Cancer patients and their families are worried about what will happen now that the Yukon's only chemotherapy nurse has left the city for three weeks.
After she leaves, patients will have to travel to Vancouver for treatment.
Whitehorse General Hospital officials are trying to come up with an alternative, but the news is worrying to cancer patients and their families.
Leslie Smith has cancer throughout most of her body. She takes morphine for the pain and relies on family and friends and a local nurse to help her with her medication and day-to-day chores.
"They are the ones that come in here and help me after. They make sure there are meals on the table, that I am eating right, that I am taking my medication. It takes a lot to take care of a person that has cancer," she said.

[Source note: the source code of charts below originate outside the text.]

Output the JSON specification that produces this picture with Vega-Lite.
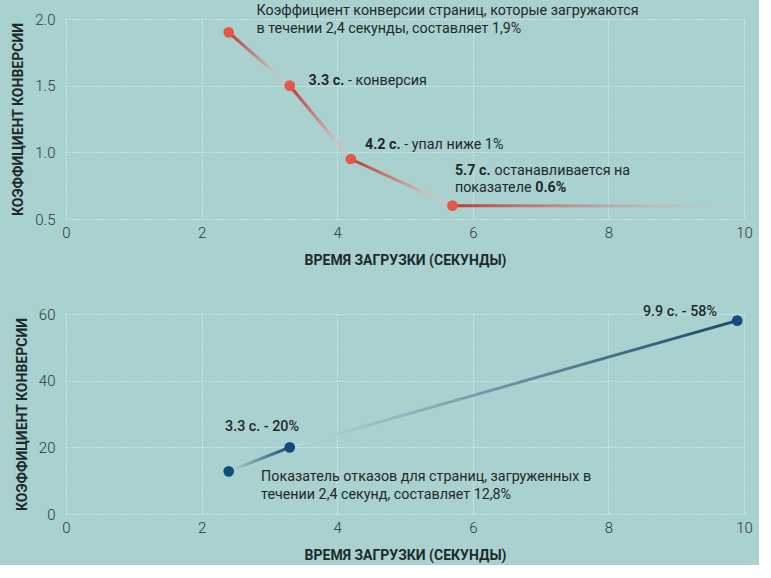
{
  "$schema": "https://vega.github.io/schema/vega-lite/v6.json",
  "background": "#a9d1d0",
  "padding": {"left": 11, "top": 4, "right": 6, "bottom": 3},
  "spacing": 38,
  "config": {
    "view": {"stroke": null},
    "font": "Roboto",
    "axis": {
      "domain": false,
      "ticks": false,
      "grid": true,
      "gridColor": "#ffffff",
      "gridDash": [1, 2],
      "gridOpacity": 0.85,
      "gridWidth": 1,
      "labelFont": "Roboto",
      "labelFontWeight": 300,
      "labelFontSize": 15,
      "labelColor": "#2b3838",
      "labelFlush": false,
      "titleFont": "Roboto",
      "titleFontWeight": "bold",
      "titleFontSize": 14,
      "titleColor": "#1e2a2a"
    },
    "axisX": {"labelPadding": 6, "titlePadding": 13},
    "axisY": {"labelPadding": 11, "titlePadding": 9}
  },
  "datasets": {
    "convMain": [
      {"seg": "a", "t": 2.4, "rate": 1.9},
      {"seg": "a", "t": 3.3, "rate": 1.5},
      {"seg": "b", "t": 3.3, "rate": 1.5},
      {"seg": "b", "t": 4.2, "rate": 0.95},
      {"seg": "c", "t": 4.2, "rate": 0.95},
      {"seg": "c", "t": 5.7, "rate": 0.6}
    ],
    "convTail": [
      {"seg": "d", "t": 5.7, "rate": 0.6},
      {"seg": "d", "t": 9.85, "rate": 0.598}
    ],
    "convPoints": [
      {"t": 2.4, "rate": 1.9},
      {"t": 3.3, "rate": 1.5},
      {"t": 4.2, "rate": 0.95},
      {"t": 5.7, "rate": 0.6}
    ],
    "convNotesNormal": [
      {"t": 2.81, "rate": 2.058, "label": "Коэффициент конверсии страниц, которые загружаются"},
      {"t": 2.81, "rate": 1.925, "label": "в течении 2,4 секунды, составляет 1,9%"},
      {"t": 4.16, "rate": 1.532, "label": "- конверсия"},
      {"t": 4.99, "rate": 1.056, "label": "- упал ниже 1%"},
      {"t": 6.32, "rate": 0.863, "label": "останавливается на"},
      {"t": 5.736, "rate": 0.735, "label": "показателе"}
    ],
    "convNotesBold": [
      {"t": 3.578, "rate": 1.532, "label": "3.3 с."},
      {"t": 4.41, "rate": 1.056, "label": "4.2 с."},
      {"t": 5.736, "rate": 0.863, "label": "5.7 с."},
      {"t": 6.92, "rate": 0.735, "label": "0.6%"}
    ],
    "bounceLine": [
      {"seg": "a", "t": 2.4, "rate": 12.8},
      {"seg": "a", "t": 3.3, "rate": 20},
      {"seg": "b", "t": 3.3, "rate": 20},
      {"seg": "b", "t": 9.9, "rate": 58}
    ],
    "bouncePoints": [
      {"t": 2.4, "rate": 12.8},
      {"t": 3.3, "rate": 20},
      {"t": 9.9, "rate": 58}
    ],
    "bounceNotesBold": [
      {"t": 8.51, "rate": 60.5, "label": "9.9 с. - 58%"},
      {"t": 2.346, "rate": 26.2, "label": "3.3 с. - 20%"}
    ],
    "bounceNotesNormal": [
      {"t": 2.877, "rate": 11.2, "label": "Показатель отказов для страниц, загруженных в"},
      {"t": 2.877, "rate": 5.7, "label": "течении 2,4 секунд, составляет 12,8%"}
    ]
  },
  "vconcat": [
    {
      "width": 678,
      "height": 200,
      "encoding": {
        "x": {"field": "t", "type": "quantitative", "scale": {"domain": [0, 10], "nice": false},
              "axis": {"values": [0, 2, 4, 6, 8, 10], "title": "ВРЕМЯ ЗАГРУЗКИ (СЕКУНДЫ)"}},
        "y": {"field": "rate", "type": "quantitative", "scale": {"domain": [0.5, 2.0], "nice": false, "zero": false},
              "axis": {"values": [0.5, 1.0, 1.5, 2.0], "format": ".1f", "title": "КОЭФФИЦИЕНТ КОНВЕРСИИ"}}
      },
      "layer": [
        {
          "data": {"name": "convMain"},
          "mark": {"type": "line", "strokeWidth": 3, "strokeCap": "round",
                   "stroke": {"gradient": "linear", "x1": 0, "y1": 0, "x2": 1, "y2": 0,
                              "stops": [{"offset": 0, "color": "#c0392b"}, {"offset": 0.75, "color": "#c9c3c1"}, {"offset": 1, "color": "#c8c8c8"}]}},
          "encoding": {"detail": {"field": "seg"}}
        },
        {
          "data": {"name": "convTail"},
          "mark": {"type": "line", "strokeWidth": 3, "strokeCap": "round",
                   "stroke": {"gradient": "linear", "x1": 0, "y1": 0, "x2": 1, "y2": 0,
                              "stops": [{"offset": 0, "color": "#c0392b"}, {"offset": 1, "color": "rgba(205,205,205,0.2)"}]}},
          "encoding": {"detail": {"field": "seg"}}
        },
        {
          "data": {"name": "convPoints"},
          "mark": {"type": "circle", "size": 115, "color": "#e5574a", "opacity": 1}
        },
        {
          "data": {"name": "convNotesNormal"},
          "mark": {"type": "text", "align": "left", "baseline": "middle", "fontSize": 14.3, "color": "#1e2a2a", "font": "Roboto"},
          "encoding": {"text": {"field": "label"}}
        },
        {
          "data": {"name": "convNotesBold"},
          "mark": {"type": "text", "align": "left", "baseline": "middle", "fontSize": 14.3, "fontWeight": "bold", "color": "#1e2a2a", "font": "Roboto"},
          "encoding": {"text": {"field": "label"}}
        }
      ]
    },
    {
      "width": 678,
      "height": 200,
      "encoding": {
        "x": {"field": "t", "type": "quantitative", "scale": {"domain": [0, 10], "nice": false},
              "axis": {"values": [0, 2, 4, 6, 8, 10], "title": "ВРЕМЯ ЗАГРУЗКИ (СЕКУНДЫ)"}},
        "y": {"field": "rate", "type": "quantitative", "scale": {"domain": [0, 60], "nice": false},
              "axis": {"values": [0, 20, 40, 60], "title": "КОЭФФИЦИЕНТ КОНВЕРСИИ"}}
      },
      "layer": [
        {
          "data": {"name": "bounceLine"},
          "mark": {"type": "line", "strokeWidth": 3, "strokeCap": "round",
                   "stroke": {"gradient": "linear", "x1": 0, "y1": 0, "x2": 1, "y2": 0,
                              "stops": [{"offset": 0, "color": "#bfd7dc"}, {"offset": 1, "color": "#17486b"}]}},
          "encoding": {"detail": {"field": "seg"}}
        },
        {
          "data": {"name": "bouncePoints"},
          "mark": {"type": "circle", "size": 115, "color": "#0f4d7a", "opacity": 1}
        },
        {
          "data": {"name": "bounceNotesBold"},
          "mark": {"type": "text", "align": "left", "baseline": "middle", "fontSize": 14.3, "fontWeight": 500, "color": "#1e2a2a", "font": "Roboto"},
          "encoding": {"text": {"field": "label"}}
        },
        {
          "data": {"name": "bounceNotesNormal"},
          "mark": {"type": "text", "align": "left", "baseline": "middle", "fontSize": 14.3, "color": "#1e2a2a", "font": "Roboto"},
          "encoding": {"text": {"field": "label"}}
        }
      ]
    }
  ]
}
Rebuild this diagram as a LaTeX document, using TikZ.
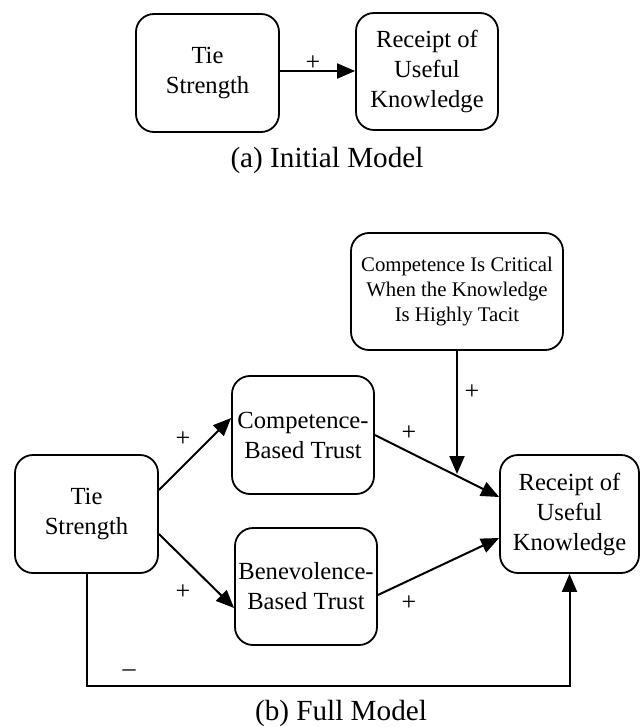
\documentclass[tikz,border=0pt]{standalone}
\usepackage{fontspec}
\setmainfont{Liberation Serif}
\usetikzlibrary{arrows.meta}
\begin{document}
\begin{tikzpicture}[x=0.5pt,y=-0.5pt,
  box/.style={draw, line width=0.9pt, rounded corners=9pt, align=center, inner sep=1pt,
    font=\fontsize{12.3}{15}\selectfont},
  arr/.style={line width=1pt, -{Triangle[length=9pt,width=7.5pt]}},
  lbl/.style={font=\fontsize{13}{14}\selectfont, inner sep=0pt},
  captext/.style={font=\fontsize{14.6}{17}\selectfont, inner sep=0pt}]
  \useasboundingbox (0,0) rectangle (640,727);
  % (a) initial model
  \node[box, minimum width=71.5pt, minimum height=59pt] (tieA) at (207.5,73) {Tie\\Strength};
  \node[box, minimum width=71pt, minimum height=58.5pt] (recA) at (427,71.5) {Receipt of\\Useful\\Knowledge};
  \draw[arr] ([yshift=1pt]tieA.east) -- ([yshift=0.25pt]recA.west);
  \node[lbl] (plusA) at (313,63) {+};
  \node[captext] (capA) at (327,160) {(a) Initial Model};
  % (b) full model
  \node[box, minimum width=106pt, minimum height=58.5pt, font=\fontsize{10.4}{12.5}\selectfont] (crit) at (457,291.5)
    {Competence Is Critical\\When the Knowledge\\Is Highly Tacit};
  \node[box, minimum width=71pt, minimum height=59pt] (comp) at (303,435) {Competence-\\Based Trust};
  \node[box, minimum width=71pt, minimum height=58.5pt] (bene) at (306,586.5) {Benevolence-\\Based Trust};
  \node[box, minimum width=71.5pt, minimum height=59pt] (tieB) at (86.5,514) {Tie\\Strength};
  \node[box, minimum width=69.5pt, minimum height=59pt] (recB) at (569.5,514) {Receipt of\\Useful\\Knowledge};
  \coordinate (critIn) at (457,474);
  \coordinate (low) at (87,686);
  \draw[arr] ([yshift=12pt]tieB.east) -- ([yshift=8.5pt]comp.west);
  \draw[arr] ([yshift=-10pt]tieB.east) -- ([yshift=-10.75pt]bene.west);
  \draw[arr] (comp.east) -- ([yshift=8.5pt]recB.west);
  \draw[arr] ([yshift=-4.25pt]bene.east) -- ([yshift=-12pt]recB.west);
  \draw[arr] (crit.south) -- (critIn);
  \draw[arr] (tieB.south) |- (recB.south |- low) -- (recB.south);
  \node[lbl] (plus1) at (183,439) {+};
  \node[lbl] (plus2) at (183,592) {+};
  \node[lbl] (plus3) at (409,433) {+};
  \node[lbl] (plus4) at (409,603) {+};
  \node[lbl] (plus5) at (472,392) {+};
  \node[lbl] (minus) at (129,673) {–};
  \node[captext] (capB) at (341,713) {(b) Full Model};
\end{tikzpicture}
\end{document}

Smith says chemo is very hard on her body, and she needs a lot of rest and assistance. She worries what will happen if she has to leave the territory for treatment.
"It will be really difficult for me to leave, you know I am 61 years old, it's going to take a lot of energy to go — go out on a plane, go out to Vancouver. You know, Vancouver is a big city, you have to try to find a place where you can settle really good before you can go and see the doctor there," she said.
Whitehorse General Hospital officials say there is a shortage of chemotherapy nurses across Canada and they are still looking at a number of ways to solve the problem.
"We actually have somebody even… internally here that previously has been trained with chemotherapy treatment, and we are looking at bringing that person back up to full certification and using that option," said Jason Bilsky, the CEO of the Yukon Hospital Corporation.
"There are a number of options on the table, but certainly my goal is to make sure there is a permanent solution that is workable," he said.
Smith hopes the hospital starts to train existing nurses so that patients like her can always stay home with their family and rest in their own beds after chemotherapy treatment.